## Start

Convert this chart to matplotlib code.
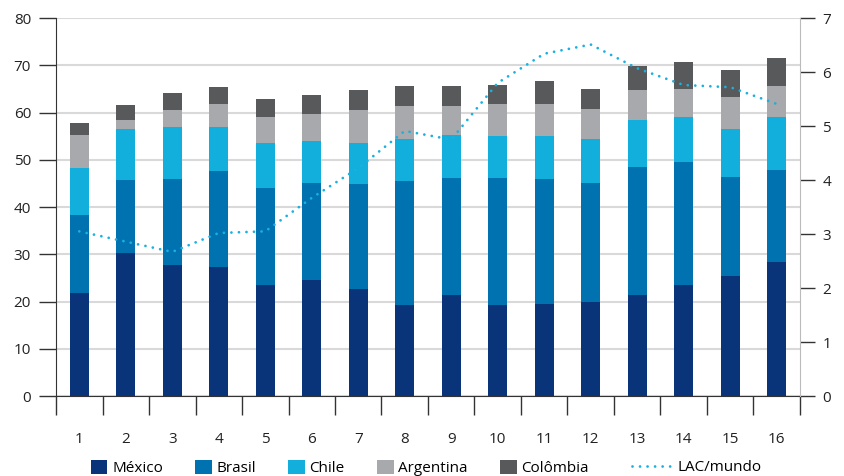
import matplotlib.pyplot as plt
import numpy as np

plt.rcParams['font.family'] = ['Open Sans', 'DejaVu Sans']

# -------------------------------------------------------------
# Dados
# -------------------------------------------------------------
categorias = [str(i) for i in range(1, 17)]
mexico = [21.9, 30.3, 27.8, 27.4, 23.4, 24.6, 22.7, 19.3, 21.4, 19.3, 19.5, 20.0, 21.4, 23.6, 25.5, 28.4]
brasil = [16.5, 15.5, 18.2, 20.3, 20.7, 20.5, 22.2, 26.3, 24.8, 26.9, 26.5, 25.1, 27.1, 26.0, 20.9, 19.5]
chile = [9.9, 10.8, 11.0, 9.3, 9.5, 8.9, 8.7, 8.9, 9.1, 8.9, 9.1, 9.4, 10.0, 9.5, 10.2, 11.2]
argentina = [7.0, 1.9, 3.6, 4.9, 5.5, 5.8, 7.0, 6.9, 6.1, 6.8, 6.8, 6.3, 6.3, 5.9, 6.8, 6.6]
colombia = [2.5, 3.2, 3.6, 3.6, 3.8, 4.0, 4.2, 4.3, 4.3, 4.0, 4.8, 4.2, 5.1, 5.8, 5.7, 5.9]
lac_mundo = [3.05, 2.86, 2.67, 3.02, 3.05, 3.67, 4.22, 4.91, 4.75, 5.80, 6.34, 6.51, 6.07, 5.76, 5.72, 5.41]

series = [
    ("México", mexico, "#0a347a"),
    ("Brasil", brasil, "#0072b0"),
    ("Chile", chile, "#12afdc"),
    ("Argentina", argentina, "#a7a9ac"),
    ("Colômbia", colombia, "#58595b"),
]

# -------------------------------------------------------------
# Figura
# -------------------------------------------------------------
fig = plt.figure(figsize=(8.45, 4.76), dpi=100)
ax = fig.add_axes([0.0663, 0.168, 0.8804, 0.794])
ax2 = ax.twinx()

x = np.arange(len(categorias)) + 0.5
base = np.zeros(len(categorias))
for nome, vals, cor in series:
    ax.bar(x, vals, width=0.41, bottom=base, color=cor, label=nome, zorder=3)
    base += np.array(vals)

pontilhado = (0, (0.01, 2.7))
linha, = ax2.plot(x, lac_mundo, color="#1ab0e0", lw=2.0, linestyle=pontilhado,
                  dash_capstyle="round", label="LAC/mundo", zorder=4)

ax.set_xlim(0, 16)
ax.set_ylim(0, 80)
ax2.set_ylim(0, 7)
ax.set_yticks(range(0, 81, 10))
ax2.set_yticks(range(0, 8))

ax.grid(axis="y", color="#d9d9d9", lw=1.5, zorder=0)
ax.set_axisbelow(True)

ax.set_xticks(x)
ax.set_xticklabels(categorias)
ax.set_xticks(np.arange(0, 17), minor=True)
ax.tick_params(axis="x", which="major", length=0, pad=26, labelsize=11, colors="#222222")
ax.tick_params(axis="x", which="minor", length=14, width=1, color="#333333")
ax.tick_params(axis="y", length=12, width=1, pad=6, labelsize=11, color="#333333", labelcolor="#222222")
ax2.tick_params(axis="y", length=11, width=1, pad=5, labelsize=11, color="#333333", labelcolor="#222222")

for a in (ax, ax2):
    a.spines["top"].set_visible(False)
ax.spines["left"].set_color("#333333")
ax.spines["bottom"].set_color("#333333")
ax2.spines["left"].set_visible(False)
ax2.spines["bottom"].set_visible(False)
ax2.spines["right"].set_color("#bbbbbb")
ax.spines["right"].set_visible(False)

# legenda das barras
handles, labels = ax.get_legend_handles_labels()
fig.legend(handles, labels, loc="center", bbox_to_anchor=(0.402, 0.017), ncol=5,
           frameon=False, fontsize=11, handlelength=1.1, handleheight=1.1,
           handletextpad=0.3, columnspacing=2.1, borderaxespad=0, borderpad=0)

# legenda da linha
fig.legend([linha], ["LAC/mundo"], loc="center", bbox_to_anchor=(0.825, 0.017),
           frameon=False, fontsize=11, handlelength=2.7, handletextpad=0.3,
           borderaxespad=0, borderpad=0)

fig.savefig("out.png", dpi=100)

## End

*JOB*
From the first line of the material down to the line containing "plt.rcParams['font.family'] = ['Open", inclusive, return each line exactly, skipping any picture.

*RESPONSE TO THIS EXERCISE*
Convert this chart to matplotlib code.
import matplotlib.pyplot as plt
import numpy as np

plt.rcParams['font.family'] = ['Open Sans', 'DejaVu Sans']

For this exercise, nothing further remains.